Part of the L.A. beat scene, Charles Dickerson might even be something of a tourist – recording (sporadically) as Mono/Poly, remixing Flying Lotus, hinting and teasing at his own signature sound but so obviously (still) taking beats and pieces from friends and competitors, still searching for that sound – something the mixes clipped, hip-hop entrée beats with the murky swirl of synths and little water-colour moments of pop pastiche.
Golden Skies is really rather lovely, and listener-friendly – and there’s surprising depth in even the slightest of tracks (Golden Gate’s sub two-minute running time still offers up a lot) and on the title track things really start to feel cemented, skittering breaks with most of the actual jitter removed, slowed and smoothed to a coast and waft, keys gently tracing the arc.

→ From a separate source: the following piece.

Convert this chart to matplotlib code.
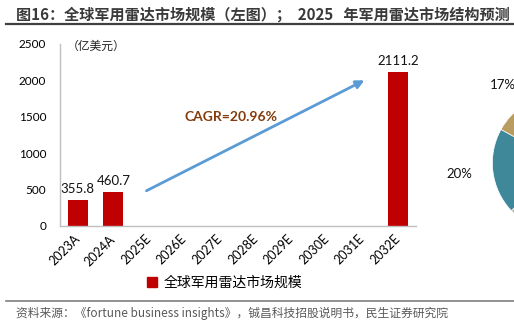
import numpy as np
import matplotlib
matplotlib.use("Agg")
import matplotlib.pyplot as plt
import matplotlib.transforms as mtransforms
from matplotlib.lines import Line2D
from matplotlib.patches import Patch

plt.rcParams['font.family'] = ['Lato', 'Noto Sans CJK SC', 'DejaVu Sans']
CJK = ['Noto Sans CJK SC', 'DejaVu Sans']

# 数据：全球军用雷达市场规模（亿美元）
nam = ["2023A", "2024A", "2025E", "2026E", "2027E", "2028E", "2029E", "2030E", "2031E", "2032E"]
quy_mo = [355.8, 460.7, None, None, None, None, None, None, None, 2111.2]
cagr = "CAGR=20.96%"

# 数据：2025 年军用雷达市场结构（饼图，只露出左侧一部分）
ty_le = [25, 20, 18, 20, 17]
mau_pie = ["#4472C4", "#7F7F7F", "#B7B8A8", "#3E889A", "#B99C5F"]

fig = plt.figure(figsize=(5.14, 3.23), dpi=100)

# 标题与分隔线
fig.text(16 / 514, 1 - 15 / 323, "图16：全球军用雷达市场规模（左图）；  2025   年军用雷达市场结构预测",
         family=CJK, fontsize=10.9, fontweight='bold', color='#3a3a3a', ha='left', va='center')
fig.add_artist(Line2D([6 / 514, 1], [1 - 24 / 323] * 2, color='#404040', lw=1.6))
fig.add_artist(Line2D([6 / 514, 1], [1 - 301 / 323] * 2, color='#7f7f7f', lw=1.2))
fig.text(16 / 514, 1 - 313 / 323, "资料来源：《fortune business insights》，铖昌科技招股说明书，民生证券研究院",
         family=CJK, fontsize=8.5, color='#595959', ha='left', va='center')

# 柱状图
ax = fig.add_axes([60 / 514, 1 - 226 / 323, 356 / 514, 182 / 323])
x = np.arange(len(nam))
co = [i for i, v in enumerate(quy_mo) if v is not None]
gia_tri = [quy_mo[i] for i in co]
bars = ax.bar(x[co], gia_tri, width=0.56, color='#C00000', label="全球军用雷达市场规模")
ax.bar_label(bars, labels=[f"{v:.1f}" for v in gia_tri], padding=4, fontsize=9.5, color='#111111')

ax.set_xlim(-0.5, len(nam) - 0.5)
ax.set_ylim(0, 2500)
ax.set_yticks(np.arange(0, 2501, 500))
ax.set_xticks(x)
ax.set_xticklabels(nam, rotation=45, ha='right', va='center', rotation_mode='anchor', fontsize=9)
dich = mtransforms.ScaledTranslation(4 / 100, 0, fig.dpi_scale_trans)
for lb in ax.get_xticklabels():
    lb.set_transform(lb.get_transform() + dich)
ax.tick_params(axis='y', length=0, labelsize=8.5, pad=10)
ax.tick_params(axis='x', length=0, pad=8)
for s in ['top', 'right']:
    ax.spines[s].set_visible(False)
for s in ['left', 'bottom']:
    ax.spines[s].set_color('#BFBFBF')
    ax.spines[s].set_linewidth(1)

ax.text(0.02, 0.985, "（亿美元）", transform=ax.transAxes, family=CJK, fontsize=8.5,
        color='#222222', ha='left', va='center')

# CAGR 箭头
ax.annotate('', xy=(8.12, 2019), xytext=(1.86, 467),
            arrowprops=dict(arrowstyle='-|>', color='#5B9BD5', lw=2, mutation_scale=12))
ax.text(4.3, 1497, cagr, fontsize=10, fontweight='bold', color='#843C0C', ha='center', va='center')

fig.legend(handles=[Patch(color='#C00000', label="全球军用雷达市场规模")],
           loc='center', bbox_to_anchor=(225 / 514, 1 - 283 / 323), frameon=False,
           prop={'family': CJK, 'size': 10}, handlelength=0.7, handleheight=0.7, handletextpad=0.5)

# 饼图（被右边界截断）
pax = fig.add_axes([(562 - 87) / 514, (323 - 163 - 87) / 323, 174 / 514, 174 / 323])
pax.pie(ty_le, colors=mau_pie, startangle=90, counterclock=False,
        labels=[f"{v}%" for v in ty_le], labeldistance=1.3,
        textprops={'fontsize': 9.5, 'color': '#111111'},
        wedgeprops={'linewidth': 0.5, 'edgecolor': 'white'})
pax.set_aspect('equal')

fig.savefig("out.png", dpi=100)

What’s ultimately missing is that this music could/should mean anything. That feel(ing) starts to arrive with a vocal track – Mendee Ichikawa’s stoned-over slow-crawl through Empyrean becomes, almost by default, the album highlight. Here we get to hear what Dickerson can do behind somebody, around somebody, without her – without a vocalist, without a structure to the song – he’s just cruising. And while that’s often nice, and certainly easy to sit back with – even when the odd curveball (like the Sebastien Tellier-esque vamp of Dreamscape or the soft-neon Cliff Martinez-aping Night Garden) starts to make it seem like it could actually be on the cusp of exciting it then just all falls away.
No final push, no grit beneath this soul veneer.
The closing track here, Gamma, is all class – a rubbery bass line poking its head out and around the slow, soft probe of the synth and a little splatter of drums. It’s like a Steely Dan shading creating by someone completely uninterested in Steely Dan.
It makes me want to hear Dickerson move into the world of soundtrack composition.